**GIVEN TASK:** Everything from the first line down to the line containing "65.4, 65.9, 70.2, 72.0, 76.0, 81.0];" is to be retyped exactly, both ends included, with pictures left out.

**SOURCE DATA:**
━━━━━━━━━━━━━━━━

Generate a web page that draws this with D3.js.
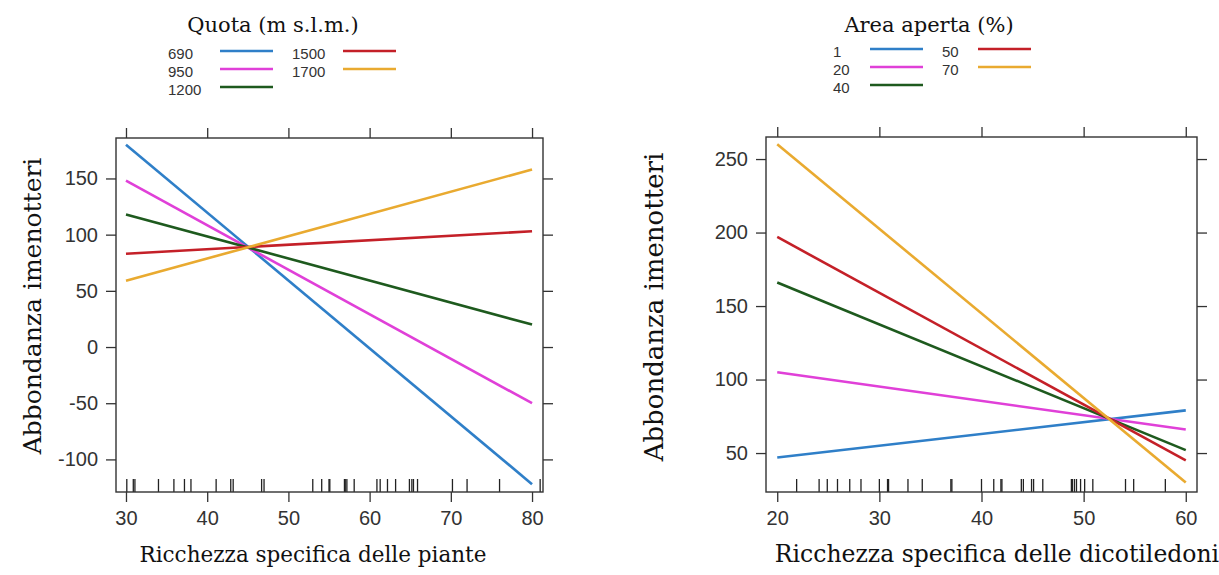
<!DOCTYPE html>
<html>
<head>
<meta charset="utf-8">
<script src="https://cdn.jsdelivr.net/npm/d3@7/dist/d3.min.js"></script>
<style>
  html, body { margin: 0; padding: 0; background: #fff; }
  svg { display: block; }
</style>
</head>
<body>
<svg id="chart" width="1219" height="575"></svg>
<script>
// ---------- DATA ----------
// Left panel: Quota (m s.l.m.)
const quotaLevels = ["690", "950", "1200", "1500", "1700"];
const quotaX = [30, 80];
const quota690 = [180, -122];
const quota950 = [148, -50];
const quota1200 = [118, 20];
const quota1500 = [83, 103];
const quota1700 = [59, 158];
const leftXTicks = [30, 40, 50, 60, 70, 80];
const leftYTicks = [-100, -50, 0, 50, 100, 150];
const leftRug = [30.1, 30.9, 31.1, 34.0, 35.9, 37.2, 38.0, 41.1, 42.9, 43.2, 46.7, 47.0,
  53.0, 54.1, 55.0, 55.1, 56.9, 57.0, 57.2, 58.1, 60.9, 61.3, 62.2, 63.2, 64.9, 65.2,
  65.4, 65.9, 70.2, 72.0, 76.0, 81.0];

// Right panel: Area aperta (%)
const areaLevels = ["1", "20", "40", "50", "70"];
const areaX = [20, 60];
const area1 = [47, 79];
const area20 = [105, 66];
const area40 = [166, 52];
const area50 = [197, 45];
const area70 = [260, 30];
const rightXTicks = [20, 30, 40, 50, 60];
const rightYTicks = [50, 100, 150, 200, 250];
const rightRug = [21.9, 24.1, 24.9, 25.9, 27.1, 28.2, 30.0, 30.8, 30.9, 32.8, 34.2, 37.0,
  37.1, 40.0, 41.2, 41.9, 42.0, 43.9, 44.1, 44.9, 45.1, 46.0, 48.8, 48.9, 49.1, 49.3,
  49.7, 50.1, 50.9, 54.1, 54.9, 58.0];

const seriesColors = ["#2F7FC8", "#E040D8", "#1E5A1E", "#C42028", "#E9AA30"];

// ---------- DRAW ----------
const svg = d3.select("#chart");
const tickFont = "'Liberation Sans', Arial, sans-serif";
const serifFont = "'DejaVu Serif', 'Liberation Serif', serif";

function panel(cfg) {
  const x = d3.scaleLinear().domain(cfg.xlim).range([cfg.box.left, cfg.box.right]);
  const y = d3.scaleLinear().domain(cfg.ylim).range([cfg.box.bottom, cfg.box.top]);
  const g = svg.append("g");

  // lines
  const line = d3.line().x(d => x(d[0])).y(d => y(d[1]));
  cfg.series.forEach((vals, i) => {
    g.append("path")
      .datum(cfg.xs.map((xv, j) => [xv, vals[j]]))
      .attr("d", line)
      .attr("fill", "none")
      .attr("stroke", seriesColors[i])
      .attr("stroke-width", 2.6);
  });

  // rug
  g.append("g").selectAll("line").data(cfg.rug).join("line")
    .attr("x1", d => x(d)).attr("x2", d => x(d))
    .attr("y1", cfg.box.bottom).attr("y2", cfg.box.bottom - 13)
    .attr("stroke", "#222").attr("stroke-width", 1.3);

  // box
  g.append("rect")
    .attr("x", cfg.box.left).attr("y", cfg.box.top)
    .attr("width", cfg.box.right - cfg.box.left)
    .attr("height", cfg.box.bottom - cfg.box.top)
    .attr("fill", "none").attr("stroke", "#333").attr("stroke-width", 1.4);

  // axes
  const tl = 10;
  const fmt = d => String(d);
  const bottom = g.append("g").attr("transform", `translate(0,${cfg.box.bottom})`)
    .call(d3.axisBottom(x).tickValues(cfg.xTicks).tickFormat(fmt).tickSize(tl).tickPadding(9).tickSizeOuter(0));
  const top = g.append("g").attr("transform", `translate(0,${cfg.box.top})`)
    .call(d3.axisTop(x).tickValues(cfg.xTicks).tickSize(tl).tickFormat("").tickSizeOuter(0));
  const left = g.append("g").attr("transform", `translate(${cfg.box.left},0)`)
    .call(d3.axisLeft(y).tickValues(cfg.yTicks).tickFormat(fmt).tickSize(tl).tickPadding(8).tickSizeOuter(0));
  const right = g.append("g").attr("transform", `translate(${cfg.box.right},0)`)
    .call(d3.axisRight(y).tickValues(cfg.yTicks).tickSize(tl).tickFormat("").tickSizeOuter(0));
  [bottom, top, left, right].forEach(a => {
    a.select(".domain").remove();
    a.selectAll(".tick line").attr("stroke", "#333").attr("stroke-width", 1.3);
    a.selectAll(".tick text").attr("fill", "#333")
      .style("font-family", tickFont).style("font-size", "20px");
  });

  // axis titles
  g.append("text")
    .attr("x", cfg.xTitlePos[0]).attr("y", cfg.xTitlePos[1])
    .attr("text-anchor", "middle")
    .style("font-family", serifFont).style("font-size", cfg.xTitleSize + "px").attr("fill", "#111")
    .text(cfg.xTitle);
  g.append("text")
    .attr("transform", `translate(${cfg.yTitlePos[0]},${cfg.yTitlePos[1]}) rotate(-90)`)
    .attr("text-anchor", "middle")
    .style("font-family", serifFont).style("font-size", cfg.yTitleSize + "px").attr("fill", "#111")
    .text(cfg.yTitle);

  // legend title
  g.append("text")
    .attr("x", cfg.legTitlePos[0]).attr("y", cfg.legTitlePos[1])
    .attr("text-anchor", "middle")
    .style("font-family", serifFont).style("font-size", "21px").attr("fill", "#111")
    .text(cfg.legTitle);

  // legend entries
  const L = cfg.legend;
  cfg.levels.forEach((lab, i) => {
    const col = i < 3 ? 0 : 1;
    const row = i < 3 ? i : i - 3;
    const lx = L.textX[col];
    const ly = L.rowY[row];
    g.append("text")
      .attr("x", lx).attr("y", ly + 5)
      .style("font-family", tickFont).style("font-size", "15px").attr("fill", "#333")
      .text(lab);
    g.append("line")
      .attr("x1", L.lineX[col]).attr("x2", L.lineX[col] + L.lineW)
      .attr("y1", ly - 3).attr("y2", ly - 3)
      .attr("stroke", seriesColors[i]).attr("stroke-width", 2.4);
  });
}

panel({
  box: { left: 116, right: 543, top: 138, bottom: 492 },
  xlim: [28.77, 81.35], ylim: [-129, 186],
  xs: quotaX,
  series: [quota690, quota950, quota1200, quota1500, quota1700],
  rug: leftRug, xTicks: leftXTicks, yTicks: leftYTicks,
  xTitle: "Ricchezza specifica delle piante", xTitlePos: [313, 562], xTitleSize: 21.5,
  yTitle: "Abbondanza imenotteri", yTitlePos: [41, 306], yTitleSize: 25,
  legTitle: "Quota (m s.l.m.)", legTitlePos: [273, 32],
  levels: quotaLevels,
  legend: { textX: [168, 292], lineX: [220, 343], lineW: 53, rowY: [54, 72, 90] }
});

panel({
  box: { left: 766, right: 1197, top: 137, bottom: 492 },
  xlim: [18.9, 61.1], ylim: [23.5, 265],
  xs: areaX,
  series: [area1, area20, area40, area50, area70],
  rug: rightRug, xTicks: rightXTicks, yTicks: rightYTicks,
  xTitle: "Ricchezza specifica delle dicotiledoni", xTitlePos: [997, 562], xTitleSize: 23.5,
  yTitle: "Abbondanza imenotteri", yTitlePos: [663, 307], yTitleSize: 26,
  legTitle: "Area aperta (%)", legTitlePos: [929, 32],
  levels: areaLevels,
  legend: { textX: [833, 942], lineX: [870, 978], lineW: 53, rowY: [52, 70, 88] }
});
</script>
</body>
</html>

━━━━━━━━━━━━━━━━

**EXERCISE SOLUTION:**
Generate a web page that draws this with D3.js.
<!DOCTYPE html>
<html>
<head>
<meta charset="utf-8">
<script src="https://cdn.jsdelivr.net/npm/d3@7/dist/d3.min.js"></script>
<style>
  html, body { margin: 0; padding: 0; background: #fff; }
  svg { display: block; }
</style>
</head>
<body>
<svg id="chart" width="1219" height="575"></svg>
<script>
// ---------- DATA ----------
// Left panel: Quota (m s.l.m.)
const quotaLevels = ["690", "950", "1200", "1500", "1700"];
const quotaX = [30, 80];
const quota690 = [180, -122];
const quota950 = [148, -50];
const quota1200 = [118, 20];
const quota1500 = [83, 103];
const quota1700 = [59, 158];
const leftXTicks = [30, 40, 50, 60, 70, 80];
const leftYTicks = [-100, -50, 0, 50, 100, 150];
const leftRug = [30.1, 30.9, 31.1, 34.0, 35.9, 37.2, 38.0, 41.1, 42.9, 43.2, 46.7, 47.0,
  53.0, 54.1, 55.0, 55.1, 56.9, 57.0, 57.2, 58.1, 60.9, 61.3, 62.2, 63.2, 64.9, 65.2,
  65.4, 65.9, 70.2, 72.0, 76.0, 81.0];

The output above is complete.